A sleuthing team of Canadian geologists, after examining coastal tsunami deposits and other evidence to reconstruct the 6,500-year history of earthquakes in the volatile offshore area known as the Cascadia subduction zone, has concluded that major "megathrust" quakes - the last of which occurred there in January 1700 - happen about every 230 years along the southern part of the fault line but only every 480 years, on average, in the north.
The hitch, however, is that even if the epicentre of the next monster Pacific quake lies off the coast of California, the wall of sea water triggered by the event could well reach Canada, the study's lead author Lucinda Leonard, a researcher with the Geological Survey of Canada, told Postmedia News.
"It's fair to say that the probability of a major subduction earthquake is higher in the southern area, but we cannot be complacent in the north," she said. "Even if the next one ruptures only the southern part of the margin, the resultant tsunami will likely be hazardous to the B.C. coast."

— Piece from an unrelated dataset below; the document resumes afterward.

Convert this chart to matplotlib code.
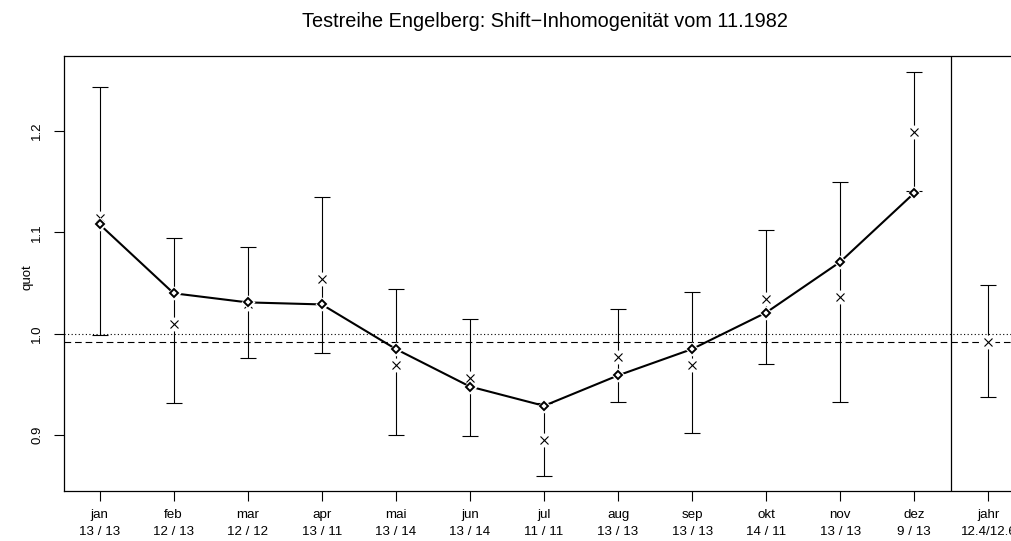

There's also, of course, the difficulty of precisely predicting when, where and how the grinding of the Juan de Fuca and North America tectonic plates will produce the next "Big One" in the region. Despite an average historical frequency of 480 years between major ruptures in the northern part of the hot zone, Leonard points out that successive mega-quakes have occasionally occurred there within gaps as short as 200 years and as long as 700 years.